03 February 2010

The Coldest Month




It's been a helluva January. One strep throat, three stomach flus, one wrecked car. The weather was cold but there wasn't much snow to accompany. January seemed much longer than the thirty-one days allocated to it. 2010 started with a stumble or two.



Difficulties aside, I still managed a few days on skis. All in the Jura Mountains. Until the middle of the month the snowpack was thin at best and until the second week of the month the snowpack was nonexistent. That is what rock skis are for and my hammered pair of Karhu Kodiaks were ready to go hunting for more. They performed admirably and they found quite a few. The constant possibility of a rock or two is only a reminder that skiing is a privilege and nothing worth its weight comes free. It's been a hard month but even a few low snow, low angle, flat light ski tours help make the daily struggles distant and insignificant.


The Jura Mountains aren't known for their steeps and deeps. They make up for their lack of life-affirming verticality with their beautiful views, easy access (twenty minutes from home!), and an abundance of wildlife. The La Dôle, La Barillette area is some sort of designated refuge for a large herd of chamois. This is strange only because the same area is a popular weekend destination, the backside of a ski resort, and the site of a dog-sled track. Space is a premium in western Europe and even protected animals gotta take what they can get. Even if it ain't much.






The Jura Mountains bear little resemblance to the Alps on their east. They are older, probably wiser; their edges are more soft and round with age. Its villages are more quiet than those in the Alps. Very little appears to happen in its forested valleys. The combination of the opportunity to drive less and ski in relative solitude are often reasons enough for me to stick close to home. Chamonix isn't going anywhere anytime soon.



The French villages in the Jura are interesting in a no-nonsense kind of way. They, too, are far from the postcard perfection of Swiss, Italian, and Austrian mountain villages. More working class, they seem to have a life of their own outside of their prettiness. And unlike mountain towns in the western United States - and the Alps, for that matter - the graying, smoky, often dilapidated villages in the Jura are affordable. Wherever possible, T-bars, rope tows, and ancient chair lifts spring from the village centers and rise a few hundred meters above town. Lift tickets are cheap, snow-making is non-existent, and these community run operations become social meeting places for weekend locals. It's nice and I only wish that real estate speculators and property development ventures didn't kill off some of the same, local places I knew when I was a young skier. We should all be lucky enough to learn how to ski at places like Idlewild in Colorado and Lélex in the French Jura.





And the skiing? Well, it's good enough. Skiing in the Jura reminds me of skiing in the Bear River Mountains of northeastern Utah. It reminds me a bit of Idaho's southern Pioneers. Though both ranges are (much) higher in elevation, each are as pretty, as quiet, and are close enough to bigger destinations (Salt Lake City's Wasatch Front and Sun Valley, respectively) that most people choose to bypass these places on their way to fame and glory.

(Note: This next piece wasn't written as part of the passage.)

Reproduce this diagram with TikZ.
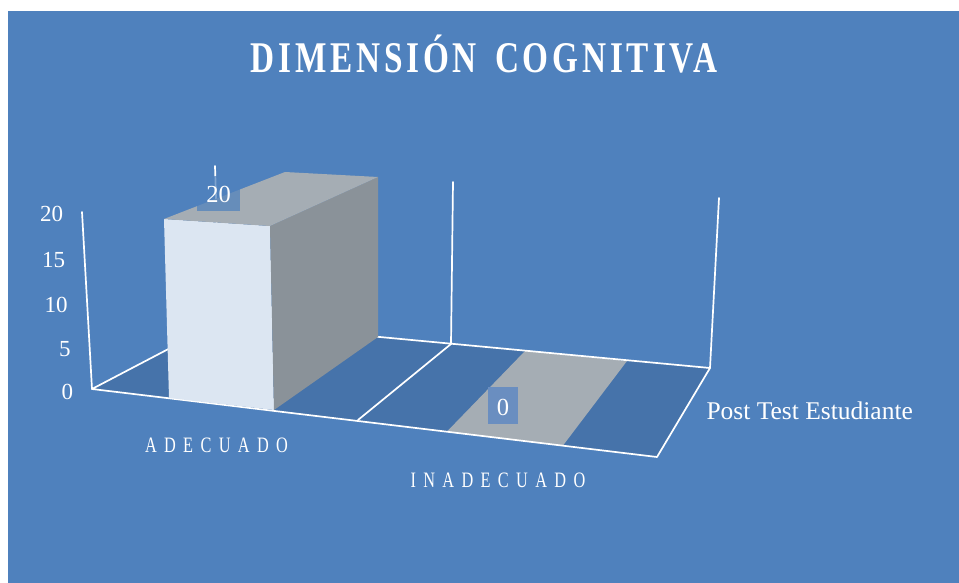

The same goes for the Jura. It's easily skipped by those who choose Chamonix, the Portes du Soleil complex, or the endless resorts in the lower Valais and Haute-Savoie. And all with good reason: the skiing is bigger and better, the snow more dependable. But the Jura is the perfect remedy to convalesce after a busy week or a difficult month. Plus, there are enough short, secret, sneaky stashes to kick the heart and body back to life.


I think February will be a good month.